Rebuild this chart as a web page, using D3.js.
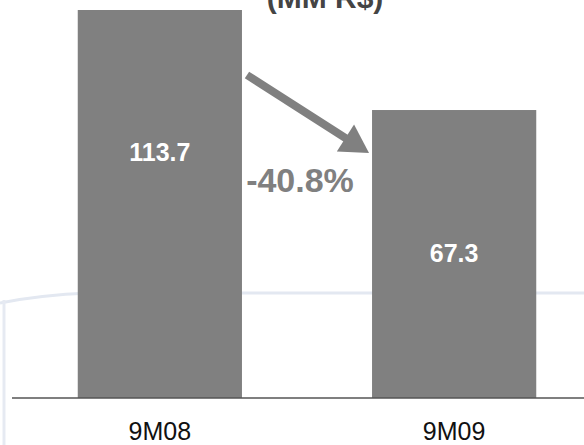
<!DOCTYPE html>
<html>
<head>
<meta charset="utf-8">
<script src="https://cdn.jsdelivr.net/npm/d3@7"></script>
<style>
  body { margin: 0; background: #fff; }
  svg { display: block; font-family: "Liberation Sans", Arial, sans-serif; }
</style>
</head>
<body>
<svg id="chart" width="584" height="445"></svg>
<script>
var categories = ["9M08", "9M09"];
var values = [113.7, 67.3];
var changeLabel = "-40.8%";
var title = "(MM R$)";

var width = 584,
  height = 445,
  baseline = 398;

var svg = d3.select("#chart");

// faint background swoosh
svg.append("path")
  .attr("d", "M0,303 Q40,295 90,293 L584,293")
  .attr("fill", "none")
  .attr("stroke", "#e3e8f1")
  .attr("stroke-width", 3);
svg.append("path")
  .attr("d", "M4,300 L4,445")
  .attr("fill", "none")
  .attr("stroke", "#e6eaf2")
  .attr("stroke-width", 3);

var x = d3.scaleBand()
  .domain(categories)
  .range([13, 601])
  .paddingInner(0.442)
  .paddingOuter(0.22);

// the original bars are not drawn from zero
var y = d3.scaleLinear()
  .domain([-66.3, 113.7])
  .range([baseline, 10]);

svg.append("text")
  .attr("x", 325)
  .attr("y", 8)
  .attr("text-anchor", "middle")
  .attr("font-size", 30)
  .attr("font-weight", "bold")
  .attr("fill", "#444")
  .text(title);

svg.selectAll("rect.bar")
  .data(values)
  .enter()
  .append("rect")
  .attr("class", "bar")
  .attr("x", function(d, i) { return x(categories[i]); })
  .attr("y", function(d) { return y(d); })
  .attr("width", x.bandwidth())
  .attr("height", function(d) { return baseline - y(d); })
  .attr("fill", "#808080");

// value labels, placed around the middle of each bar
svg.selectAll("text.value")
  .data(values)
  .enter()
  .append("text")
  .attr("class", "value")
  .attr("x", function(d, i) { return x(categories[i]) + x.bandwidth() / 2; })
  .attr("y", function(d, i) { return i == 0 ? y(d) + 151 : y(d) + 152; })
  .attr("text-anchor", "middle")
  .attr("font-size", 25)
  .attr("font-weight", "bold")
  .attr("fill", "#fff")
  .text(function(d) { return d.toFixed(1); });

svg.append("line")
  .attr("x1", 12)
  .attr("x2", width)
  .attr("y1", baseline)
  .attr("y2", baseline)
  .attr("stroke", "#555")
  .attr("stroke-width", 1.5);

svg.selectAll("text.cat")
  .data(categories)
  .enter()
  .append("text")
  .attr("class", "cat")
  .attr("x", function(d) { return x(d) + x.bandwidth() / 2; })
  .attr("y", 440)
  .attr("text-anchor", "middle")
  .attr("font-size", 25)
  .attr("fill", "#111")
  .text(function(d) { return d; });

// arrow between the bars
var ax1 = x(categories[0]) + x.bandwidth() + 5,
  ay1 = y(values[0]) + 65,
  ax2 = x(categories[1]) - 3,
  ay2 = y(values[1]) + 43;
var ang = Math.atan2(ay2 - ay1, ax2 - ax1);
var headLen = 28, headW = 16;
var bx = ax2 - headLen * Math.cos(ang),
  by = ay2 - headLen * Math.sin(ang);

svg.append("line")
  .attr("x1", ax1)
  .attr("y1", ay1)
  .attr("x2", bx + 2 * Math.cos(ang))
  .attr("y2", by + 2 * Math.sin(ang))
  .attr("stroke", "#808080")
  .attr("stroke-width", 8);

svg.append("polygon")
  .attr("points", [
    [ax2, ay2],
    [bx - headW * Math.sin(ang), by + headW * Math.cos(ang)],
    [bx + headW * Math.sin(ang), by - headW * Math.cos(ang)]
  ].map(function(p) { return p.join(","); }).join(" "))
  .attr("fill", "#808080");

svg.append("text")
  .attr("x", 300)
  .attr("y", 192)
  .attr("text-anchor", "middle")
  .attr("font-size", 34)
  .attr("font-weight", "bold")
  .attr("fill", "#808080")
  .text(changeLabel);
</script>
</body>
</html>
■ ■ ■ ■ ■ ■ ■
▶ **Task instructions**: Give an exact copy of the material, leaving out every picture.

▶ **Correct response**:
Rebuild this chart as a web page, using D3.js.
<!DOCTYPE html>
<html>
<head>
<meta charset="utf-8">
<script src="https://cdn.jsdelivr.net/npm/d3@7"></script>
<style>
  body { margin: 0; background: #fff; }
  svg { display: block; font-family: "Liberation Sans", Arial, sans-serif; }
</style>
</head>
<body>
<svg id="chart" width="584" height="445"></svg>
<script>
var categories = ["9M08", "9M09"];
var values = [113.7, 67.3];
var changeLabel = "-40.8%";
var title = "(MM R$)";

var width = 584,
  height = 445,
  baseline = 398;

var svg = d3.select("#chart");

// faint background swoosh
svg.append("path")
  .attr("d", "M0,303 Q40,295 90,293 L584,293")
  .attr("fill", "none")
  .attr("stroke", "#e3e8f1")
  .attr("stroke-width", 3);
svg.append("path")
  .attr("d", "M4,300 L4,445")
  .attr("fill", "none")
  .attr("stroke", "#e6eaf2")
  .attr("stroke-width", 3);

var x = d3.scaleBand()
  .domain(categories)
  .range([13, 601])
  .paddingInner(0.442)
  .paddingOuter(0.22);

// the original bars are not drawn from zero
var y = d3.scaleLinear()
  .domain([-66.3, 113.7])
  .range([baseline, 10]);

svg.append("text")
  .attr("x", 325)
  .attr("y", 8)
  .attr("text-anchor", "middle")
  .attr("font-size", 30)
  .attr("font-weight", "bold")
  .attr("fill", "#444")
  .text(title);

svg.selectAll("rect.bar")
  .data(values)
  .enter()
  .append("rect")
  .attr("class", "bar")
  .attr("x", function(d, i) { return x(categories[i]); })
  .attr("y", function(d) { return y(d); })
  .attr("width", x.bandwidth())
  .attr("height", function(d) { return baseline - y(d); })
  .attr("fill", "#808080");

// value labels, placed around the middle of each bar
svg.selectAll("text.value")
  .data(values)
  .enter()
  .append("text")
  .attr("class", "value")
  .attr("x", function(d, i) { return x(categories[i]) + x.bandwidth() / 2; })
  .attr("y", function(d, i) { return i == 0 ? y(d) + 151 : y(d) + 152; })
  .attr("text-anchor", "middle")
  .attr("font-size", 25)
  .attr("font-weight", "bold")
  .attr("fill", "#fff")
  .text(function(d) { return d.toFixed(1); });

svg.append("line")
  .attr("x1", 12)
  .attr("x2", width)
  .attr("y1", baseline)
  .attr("y2", baseline)
  .attr("stroke", "#555")
  .attr("stroke-width", 1.5);

svg.selectAll("text.cat")
  .data(categories)
  .enter()
  .append("text")
  .attr("class", "cat")
  .attr("x", function(d) { return x(d) + x.bandwidth() / 2; })
  .attr("y", 440)
  .attr("text-anchor", "middle")
  .attr("font-size", 25)
  .attr("fill", "#111")
  .text(function(d) { return d; });

// arrow between the bars
var ax1 = x(categories[0]) + x.bandwidth() + 5,
  ay1 = y(values[0]) + 65,
  ax2 = x(categories[1]) - 3,
  ay2 = y(values[1]) + 43;
var ang = Math.atan2(ay2 - ay1, ax2 - ax1);
var headLen = 28, headW = 16;
var bx = ax2 - headLen * Math.cos(ang),
  by = ay2 - headLen * Math.sin(ang);

svg.append("line")
  .attr("x1", ax1)
  .attr("y1", ay1)
  .attr("x2", bx + 2 * Math.cos(ang))
  .attr("y2", by + 2 * Math.sin(ang))
  .attr("stroke", "#808080")
  .attr("stroke-width", 8);

svg.append("polygon")
  .attr("points", [
    [ax2, ay2],
    [bx - headW * Math.sin(ang), by + headW * Math.cos(ang)],
    [bx + headW * Math.sin(ang), by - headW * Math.cos(ang)]
  ].map(function(p) { return p.join(","); }).join(" "))
  .attr("fill", "#808080");

svg.append("text")
  .attr("x", 300)
  .attr("y", 192)
  .attr("text-anchor", "middle")
  .attr("font-size", 34)
  .attr("font-weight", "bold")
  .attr("fill", "#808080")
  .text(changeLabel);
</script>
</body>
</html>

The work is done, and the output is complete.